Kashmir has been a point of contact between Hindu civilization, Chinese civilization and the world of Islam for many centuries. Now, it’s turned into a conflict zone. A once flourishing region, a former center of regional trade and international contacts crosses many dividing lines, though it could become an important transit corridor both in the broad east-west direction for the Belt and Road initiative as well as in the north-south direction (from India to Central Asia).
It seems productive, at least in intellectual discussions, to single out Greater Kashmir as a separate geopolitical reality, potentially working towards its formalization in the form of a Transborder Region (like a Euroregion in the EU).

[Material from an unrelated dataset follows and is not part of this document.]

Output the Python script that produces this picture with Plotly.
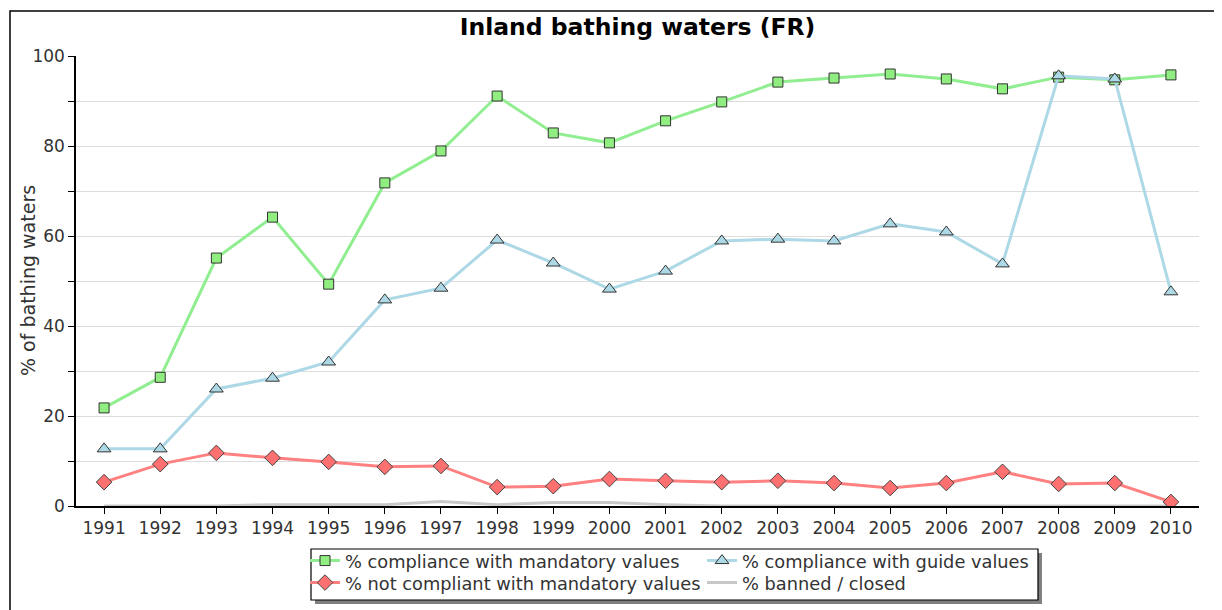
import plotly.graph_objects as go

years = list(range(1991, 2011))
mandatory = [21.8, 28.6, 55.1, 64.2, 49.3, 71.8, 78.9, 91.1, 82.9, 80.7,
             85.6, 89.8, 94.2, 95.1, 96.0, 94.9, 92.7, 95.3, 94.7, 95.8]
guide = [12.7, 12.7, 26.0, 28.4, 32.0, 45.8, 48.4, 59.1, 54.0, 48.2,
         52.2, 58.9, 59.3, 58.9, 62.7, 60.9, 53.8, 95.6, 94.9, 47.6]
not_compliant = [5.3, 9.3, 11.8, 10.7, 9.8, 8.7, 8.9, 4.2, 4.4, 6.0,
                 5.6, 5.3, 5.6, 5.1, 4.0, 5.1, 7.6, 4.9, 5.1, 0.9]
banned = [0, 0, 0, 0.3, 0.3, 0.3, 1.0, 0.3, 0.8, 0.8,
          0.3, 0, 0, 0, 0, 0, 0, 0, 0, 0]

names = ["% compliance with mandatory values", "% compliance with guide values",
         "% not compliant with mandatory values", "% banned / closed"]

FONT = "DejaVu Sans"
fig = go.Figure()
fig.add_trace(go.Scatter(x=years, y=banned, name=names[3], mode="lines",
                         line=dict(color="#c8c8c8", width=3), showlegend=False))
fig.add_trace(go.Scatter(x=years, y=mandatory, name=names[0], mode="lines+markers",
                         line=dict(color="#90ee90", width=3), legend="legend",
                         marker=dict(symbol="square", size=10, color="#90ee80",
                                     line=dict(color="#333333", width=1))))
fig.add_trace(go.Scatter(x=years, y=guide, name=names[1], mode="lines+markers",
                         line=dict(color="#add8e6", width=3), legend="legend",
                         marker=dict(symbol="triangle-up", size=12, color="#add8e6",
                                     line=dict(color="#333333", width=1))))
fig.add_trace(go.Scatter(x=years, y=not_compliant, name=names[2], mode="lines+markers",
                         line=dict(color="#ff8080", width=3), legend="legend2",
                         marker=dict(symbol="diamond", size=12, color="#ff7070",
                                     line=dict(color="#444444", width=1))))
# legend-only entry for banned (keeps legend order)
fig.add_trace(go.Scatter(x=[None], y=[None], name=names[3], mode="lines",
                         line=dict(color="#c8c8c8", width=3), legend="legend2"))

OFF = 8  # page body margin
W, H = 1222 - OFF, 610 - OFF
# plot area in reference pixel coords
PX0, PX1, PY0, PY1 = 76, 1199, 56, 506
L, R, T, B = PX0 - OFF, W - (PX1 - OFF), PY0 - OFF, H - (PY1 - OFF)
pw, ph = PX1 - PX0, PY1 - PY0

def px_x(x):
    return (x - PX0) / pw

def px_y(y):
    return (PY1 - y) / ph

shapes = [
    # outer frame
    dict(type="rect", xref="paper", yref="paper", x0=px_x(10), x1=px_x(1219),
         y0=px_y(640), y1=px_y(11), line=dict(color="black", width=1.5),
         fillcolor="rgba(0,0,0,0)", layer="below"),
    # legend shadow
    dict(type="rect", xref="paper", yref="paper", x0=px_x(315), x1=px_x(1042),
         y0=px_y(604), y1=px_y(553), line=dict(width=0),
         fillcolor="#808080", layer="below"),
    # legend box
    dict(type="rect", xref="paper", yref="paper", x0=px_x(311), x1=px_x(1038),
         y0=px_y(600), y1=px_y(549), line=dict(color="black", width=1.2),
         fillcolor="white", layer="below"),
]

annotations = [
    dict(text="% of bathing waters", xref="paper", yref="paper",
         x=px_x(28), y=px_y(281), xanchor="center", yanchor="middle",
         textangle=-90, showarrow=False,
         font=dict(family=FONT, size=19, color="#333333")),
]

leg_common = dict(orientation="h", xanchor="left", yanchor="middle",
                  bgcolor="rgba(0,0,0,0)", borderwidth=0,
                  font=dict(family=FONT, size=17.8, color="#333333"),
                  entrywidth=352, entrywidthmode="pixels",
                  tracegroupgap=0, itemwidth=30)

fig.update_layout(
    template="none",
    width=W, height=H,
    margin=dict(l=L, r=R, t=T, b=B, autoexpand=False),
    paper_bgcolor="white", plot_bgcolor="white",
    font=dict(family=FONT, size=16, color="#333333"),
    title=dict(text="<b>Inland bathing waters (FR)</b>", x=0.5, xanchor="center",
               xref="paper",
               y=1 - (27 - OFF) / H, yanchor="middle",
               font=dict(family=FONT, size=23.5, color="black")),
    xaxis=dict(range=[1990.5, 2010.5], tickmode="array", tickvals=years,
               ticktext=[str(y) for y in years], showgrid=False, zeroline=False,
               showline=True, linecolor="black", linewidth=1.5, automargin=False,
               ticks="outside", ticklen=6, tickcolor="black",
               tickfont=dict(size=17, color="#333333")),
    yaxis=dict(range=[0, 100], tick0=0, dtick=20, showgrid=True, gridcolor="#dddddd",
               gridwidth=1, automargin=False,
               zeroline=False, showline=True, linecolor="black", linewidth=1.5,
               ticks="outside", ticklen=6, tickcolor="black",
               tickfont=dict(size=17, color="#333333"),
               minor=dict(dtick=10, showgrid=True, gridcolor="#dddddd",
                          ticks="outside", ticklen=6, tickcolor="black")),
    legend=dict(x=px_x(305), y=px_y(561), **leg_common),
    legend2=dict(x=px_x(305), y=px_y(583), **leg_common),
    shapes=shapes,
    annotations=annotations,
)

fig.write_html("out.html")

This would require rejecting any kind of revanchism by “experts”, regional media, and politicians. To move forward and realize Kashmir’s tremendous potential, everyone will have to be in agreement. India, Pakistan, and China will not be required to redraw their maps, but they need to learn how to deal with the actual situation and recognize that the territorial control zones will not change.
This will require a refusal to pander to separatists and extremists of all kinds. Any accusations of India’s negative treatment of Muslims in Kashmir will immediately boomerang into criticism of China in Xinjiang. Terrorism, extremism, and separatism are a threat to both India, China, and Pakistan. Supporting them in any form will spark an equivalent reaction across the border, and essentially lead these countries to digging a common grave. In the area of strategic transport projects, it would be desirable to exchange mutual guarantees – Indian security guarantees from CPEC, China and Pakistan – for a possible direct Indian exit through Greater Kashmir to Central Asia and further through Russia to Europe.
However, movement towards reconciliation is only possible if all parties to the conflict are ready to struggle for it.